Zumindest den unsteten Ort teilt sich das Motel One mit seinem Namenspatron. Denn auf den ersten Blick können wir die achtspurige Grunerstraße nicht von einem Highway unterscheiden. Zwar stoßen wir hier auch auf die Ruine der Franziskaner-Klosterkirche und das imposante Landgericht, doch sind diesen Denkmälern zwei monumentalere Parkhäuser als gleichberechtigte Architekturen gegenübergestellt. Zwischen diesen entrückten Antipoden erodiert der städtische Raum zur reinen Transitzone.
Wir haben es nicht leicht, uns in diesem weitläufigen Ensemble an etwas zu binden. Angetrieben vom Rauschen der Autos springt unser Blick von Haus zu Haus und findet doch keinen Halt. Wir verspüren große Lust nachzugeben und uns vom Verkehr in einen angenehmeren Teil der Stadt mitreißen zu lassen. Wen es hierher verschlagen hat, der möchte insgeheim woandershin. Gilt dies auch für die Hotelgäste? Vielleicht sind es Geschäftsleute, die lieber zu Hause bei ihren Familien wären, Kurzurlauber, die mit ihren Gedanken schon wieder bei der Arbeit sind, oder jene rastlosen Geister unserer Zeit, die auf der Jagd nach dem reinen Erlebnis in serieller Manier die Städte dieser Welt durchkämmen.
Während wir den Impulsen dieses Ortes ausgesetzt sind, fällt uns auf, dass die Lichter im Hotel annähernd so schnell an- und ausgeschaltet werden, wie die Autos die ihrigen an dessen Fassade vorbeitreiben. Leuchtet irgendwo eine Zimmerlampe auf, wird dies stets vom Erlöschen einer anderen begleitet. Je länger wir diesem Tati‘schen Schauspiel beiwohnen, desto deutlicher nehmen wir es als kontinuierliches Flackern wahr, indem Ankunft und Abreise kurzschlussartig in einem einzigen Moment zusammenfallen. So leuchtet uns in der Fassade ein Sinnbild für die rastlose Existenzweise der einzelnen Bewohner auf, welcher sich das Gebäude verschrieben hat. Wie das Motel lässt es seinen Gästen zuliebe von sämtlichen Bindungsangeboten ab, die ihrer Aufbruchslust gefährlich werden könnten, denn sie suchen in ihm keine temporäre Heimat, sondern einen durchlässigen Fluchthelfer.

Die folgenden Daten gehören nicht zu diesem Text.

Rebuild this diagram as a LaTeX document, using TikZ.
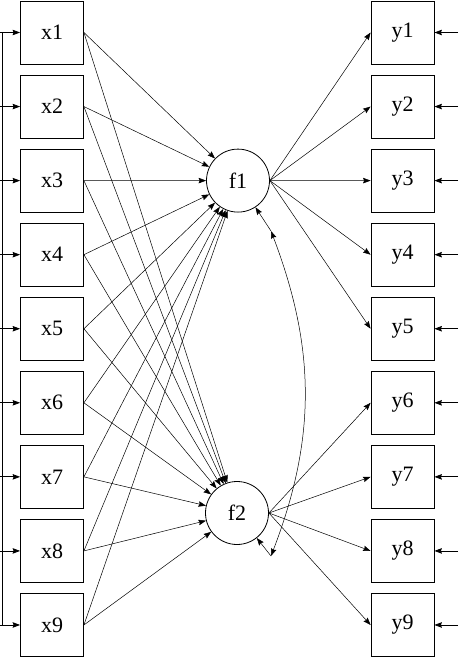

Um den Schock zu lindern, den uns der Einblick ins Innere des Hotels bereitet hat, konzentrieren wir uns auf die blauen, in sich ruhenden Lichtsäulen. Schnell hat sich uns ihr Muster wie ein Streifencode in die Netzhaut gebrannt. Dadurch erkennen wir in diesem zweifelhaften Ornament tatsächlich ein bewusst gesetztes, stabilisierendes Gegengewicht zu den ständig fluktuierenden, gelben Lichtkleksen. Paradoxerweise scheinen wir es gerade, ihrer wirren Anordnung zu verdanken, dass sie das gleichermaßen wirre Geflacker in den Zimmern dämpfen. Denn ein gleichmäßiges Muster hätte den Effekt wohl nur intensiviert. Dies ist sicher eine nette Pointe, doch ist es wirklich das einzige Zugeständnis, das eine der totalen Mobilität gewidmete Immobilie uns anbieten kann, die wir uns nicht kurzweilig in seinem Innern aufhalten, sondern permanent mit seinem Äußeren leben müssen?
Erleichtert gehen wir weiter. Erst wissen wir nicht warum. Vielleicht ist es die Erkenntnis, dass gerade eine solch grobe Gestalt nur ein fragiles Innenleben verhüllt. Vielleicht ist es aber auch die Gewissheit, dass wir uns nicht an diesem zum Wahn verkommenen Tourismus beteiligen müssen, sondern morgen wieder demselben Putz derselben Wände in denselben Straßen beim Ergrauen zusehen dürfen.